→ CHALLENGE
Retype word for word the first line of the listing and each line after it up to the line with "W, H = 1198, 468", with the pictures taken out.

-*-

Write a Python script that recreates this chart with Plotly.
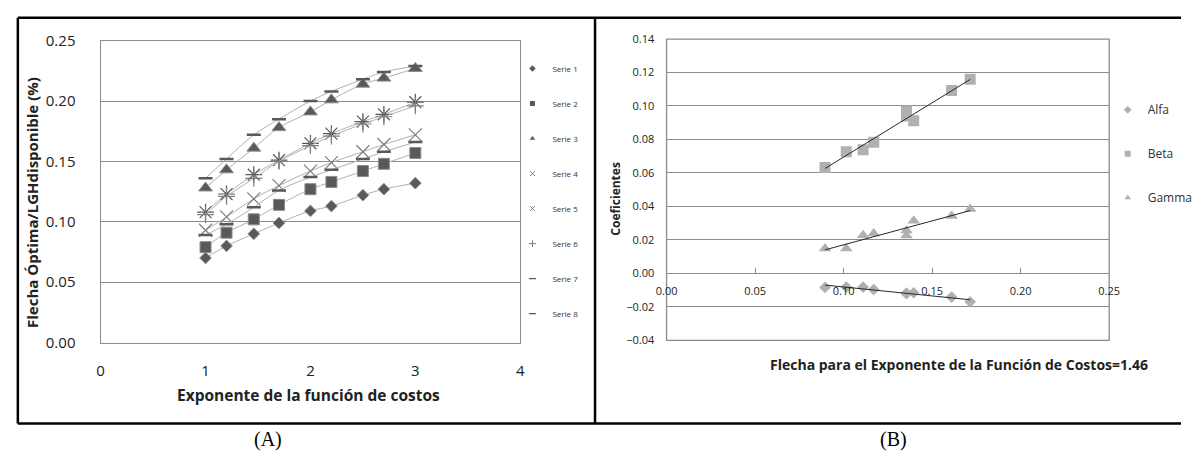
import numpy as np
import plotly.graph_objects as go

W, H = 1198, 468

# ---------------- data: panel A ----------------
exponente = [1.0, 1.2, 1.46, 1.7, 2.0, 2.2, 2.5, 2.7, 3.0]
serie1 = [0.070, 0.080, 0.090, 0.099, 0.109, 0.113, 0.122, 0.127, 0.132]
serie2 = [0.079, 0.091, 0.102, 0.114, 0.127, 0.133, 0.142, 0.148, 0.157]
serie3 = [0.128, 0.143, 0.161, 0.178, 0.191, 0.201, 0.214, 0.219, 0.227]
serie4 = [0.093, 0.104, 0.119, 0.130, 0.142, 0.149, 0.158, 0.164, 0.172]
serie5 = [0.108, 0.123, 0.139, 0.151, 0.165, 0.173, 0.183, 0.189, 0.199]
serie6 = [0.106, 0.121, 0.136, 0.150, 0.163, 0.171, 0.181, 0.187, 0.196]
serie7 = [0.136, 0.152, 0.172, 0.185, 0.200, 0.208, 0.218, 0.224, 0.229]
serie8 = [0.089, 0.098, 0.112, 0.126, 0.137, 0.143, 0.152, 0.158, 0.166]
series_names = ["Serie 1", "Serie 2", "Serie 3", "Serie 4", "Serie 5", "Serie 6", "Serie 7", "Serie 8"]

# ---------------- data: panel B ----------------
flecha = [0.0895, 0.1015, 0.111, 0.117, 0.1355, 0.1355, 0.1396, 0.161, 0.1715]
alfa = [-0.0084, -0.0082, -0.0082, -0.0097, -0.0122, -0.0118, -0.0116, -0.0142, -0.0170]
beta = [0.0632, 0.0726, 0.0739, 0.0783, 0.0970, 0.0940, 0.0912, 0.1092, 0.1160]
gamma = [0.0148, 0.0148, 0.0227, 0.0238, 0.0226, 0.0256, 0.0314, 0.0343, 0.0384]
coef_names = ["Alfa", "Beta", "Gamma"]


def fx(px):
    return px / W


def fy(py):
    return 1 - py / H


FONT = "Open Sans"
DARK = "#595959"
MID = "#8c8c8c"
LINE = "#b0b0b0"
GRID = "#8c8c8c"

fig = go.Figure()

styles = [
    dict(symbol="diamond", size=9, color=DARK, line=dict(color=MID, width=1)),
    dict(symbol="square", size=11, color=DARK, line=dict(color=MID, width=1)),
    dict(symbol="triangle-up", size=12, color=DARK, line=dict(color=MID, width=1)),
    dict(symbol="x-thin-open", size=13, color="#7f7f7f", line=dict(color="#7f7f7f", width=1.2)),
    dict(symbol="asterisk-open", size=14, color=DARK, line=dict(color=DARK, width=1.2)),
    dict(symbol="cross-thin-open", size=12, color="#7f7f7f", line=dict(color="#7f7f7f", width=1.2)),
    dict(symbol="line-ew-open", size=10, color=DARK, line=dict(color=DARK, width=2.5)),
    dict(symbol="line-ew-open", size=10, color=DARK, line=dict(color=DARK, width=2.5)),
]
legend_styles = [
    dict(symbol="diamond", size=5, color=DARK),
    dict(symbol="square", size=5, color=DARK),
    dict(symbol="triangle-up", size=5, color=DARK),
    dict(symbol="x-thin-open", size=5, color="#7f7f7f", line=dict(color="#7f7f7f", width=1)),
    dict(symbol="x-thin-open", size=5, color="#7f7f7f", line=dict(color="#7f7f7f", width=1)),
    dict(symbol="cross-thin-open", size=5, color="#7f7f7f", line=dict(color="#7f7f7f", width=1)),
    dict(symbol="line-ew-open", size=5, color=DARK, line=dict(color=DARK, width=1.2)),
    dict(symbol="line-ew-open", size=5, color=DARK, line=dict(color=DARK, width=1.2)),
]
all_series = [serie1, serie2, serie3, serie4, serie5, serie6, serie7, serie8]
for name, vals, st, lst in zip(series_names, all_series, styles, legend_styles):
    fig.add_trace(go.Scatter(
        x=exponente, y=vals, name=name, mode="lines+markers",
        line=dict(color=LINE, width=1, shape="spline"),
        marker=st, xaxis="x", yaxis="y", showlegend=False, legendgroup=name,
    ))
    # legend entry (small marker only, as in the original legend)
    fig.add_trace(go.Scatter(
        x=[None], y=[None], name=name, mode="markers", marker=lst,
        xaxis="x", yaxis="y", legend="legend", legendgroup=name, showlegend=True,
    ))

# panel B
rstyles = [
    dict(symbol="diamond", size=9, color=LINE),
    dict(symbol="square", size=11, color=LINE),
    dict(symbol="triangle-up", size=11, color=LINE),
]
for name, vals, st in zip(coef_names, [alfa, beta, gamma], rstyles):
    fig.add_trace(go.Scatter(
        x=flecha, y=vals, name=name, mode="markers", marker=st,
        xaxis="x2", yaxis="y2", showlegend=False, legendgroup=name,
    ))
    fig.add_trace(go.Scatter(
        x=[None], y=[None], name=name, mode="markers",
        marker=dict(symbol=st["symbol"], size=6, color=LINE),
        xaxis="x2", yaxis="y2", legend="legend2", legendgroup=name, showlegend=True,
    ))
for name, vals in zip(coef_names, [alfa, beta, gamma]):
    a, b = np.polyfit(flecha, vals, 1)
    xs = np.array([min(flecha), max(flecha)])
    fig.add_trace(go.Scatter(
        x=xs, y=a * xs + b, mode="lines", line=dict(color="#262626", width=1),
        xaxis="x2", yaxis="y2", showlegend=False, hoverinfo="skip",
    ))

# domains
xdom1 = [fx(91.7), fx(521)]
ydom1 = [fy(346.3), fy(31)]
xdom2 = [fx(670.7), fx(1123.5)]
ydom2 = [fy(344), fy(29.3)]
yr2 = [-0.04, 0.14]
zero_pos = ydom2[0] + (0 - yr2[0]) / (yr2[1] - yr2[0]) * (ydom2[1] - ydom2[0])

axis_common = dict(showline=True, linecolor=GRID, linewidth=1.3, mirror=True,
                   zeroline=False)

fig.update_layout(
    width=W, height=H, margin=dict(l=0, r=0, t=0, b=0),
    paper_bgcolor="white", plot_bgcolor="white",
    font=dict(family=FONT, color="#222222"),
    xaxis=dict(domain=xdom1, anchor="y", range=[0, 4], dtick=1, showgrid=False,
               tickfont=dict(size=15, family=FONT), ticklabelstandoff=14, **axis_common),
    yaxis=dict(domain=ydom1, anchor="x", range=[0, 0.25], dtick=0.05, tickformat=".2f",
               showgrid=True, gridcolor=GRID, gridwidth=1.3,
               tickfont=dict(size=15, family=FONT), ticklabelstandoff=21, **axis_common),
    xaxis2=dict(domain=xdom2, anchor="free", position=zero_pos, range=[0, 0.25], dtick=0.05,
                tickformat=".2f", showgrid=False, showline=True, linecolor=GRID, linewidth=1.3,
                zeroline=False, ticks="inside", ticklen=5, tickcolor=GRID,
                tickfont=dict(size=11, family=FONT), ticklabelstandoff=7),
    yaxis2=dict(domain=ydom2, anchor="x2", range=yr2, dtick=0.02, tickformat=".2f",
                showgrid=True, gridcolor=GRID, gridwidth=1.3, zeroline=False,
                showline=True, linecolor=GRID, linewidth=1.3,
                tickfont=dict(size=11, family=FONT), ticklabelstandoff=9),
    legend=dict(x=fx(513), y=fy(45), xanchor="left", yanchor="top",
                font=dict(size=8, family=FONT, color="#333333"),
                bgcolor="rgba(0,0,0,0)", tracegroupgap=16),
    legend2=dict(x=fx(1122), y=fy(88), xanchor="left", yanchor="top",
                 font=dict(size=12, family=FONT, color="#333333"),
                 bgcolor="rgba(0,0,0,0)", tracegroupgap=25),
    showlegend=True,
)

# plot box for panel B
fig.add_shape(type="rect", xref="x2 domain", yref="y2 domain", x0=0, x1=1, y0=0, y1=1,
              line=dict(color=GRID, width=1.3), layer="below")

# outer frames
frame = dict(color="black", width=2.5)
fig.add_shape(type="line", xref="paper", yref="paper", x0=fx(7), x1=fx(7), y0=fy(7), y1=fy(431), line=frame)
fig.add_shape(type="line", xref="paper", yref="paper", x0=fx(7), x1=fx(1197), y0=fy(7), y1=fy(7), line=frame)
fig.add_shape(type="line", xref="paper", yref="paper", x0=fx(7), x1=fx(1197), y0=fy(431), y1=fy(431), line=frame)
fig.add_shape(type="line", xref="paper", yref="paper", x0=fx(597.5), x1=fx(597.5), y0=fy(7), y1=fy(431), line=frame)

ann = []
ann.append(dict(text="<b>Flecha Óptima/LGHdisponible (%)</b>", x=fx(22), y=fy(200), textangle=-90,
                font=dict(size=15, family=FONT, color="#222222")))
ann.append(dict(text="<b>Exponente de la función de costos</b>", x=fx(304), y=fy(401),
                font=dict(size=15.5, family=FONT, color="#222222")))
ann.append(dict(text="<b>Coeficientes</b>", x=fx(619), y=fy(196), textangle=-90,
                font=dict(size=12, family=FONT, color="#222222")))
ann.append(dict(text="<b>Flecha para el Exponente de la Función de Costos=1.46</b>", x=fx(970), y=fy(369),
                font=dict(size=14, family=FONT, color="#222222")))
ann.append(dict(text="(A)", x=fx(263), y=fy(448), font=dict(size=20, family="Liberation Serif", color="black")))
ann.append(dict(text="(B)", x=fx(903), y=fy(448), font=dict(size=20, family="Liberation Serif", color="black")))
for a in ann:
    fig.add_annotation(xref="paper", yref="paper", showarrow=False, xanchor="center", yanchor="middle", **a)

fig.write_html("out.html")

-*-

→ REPLY TO THE EXERCISE
Write a Python script that recreates this chart with Plotly.
import numpy as np
import plotly.graph_objects as go

W, H = 1198, 468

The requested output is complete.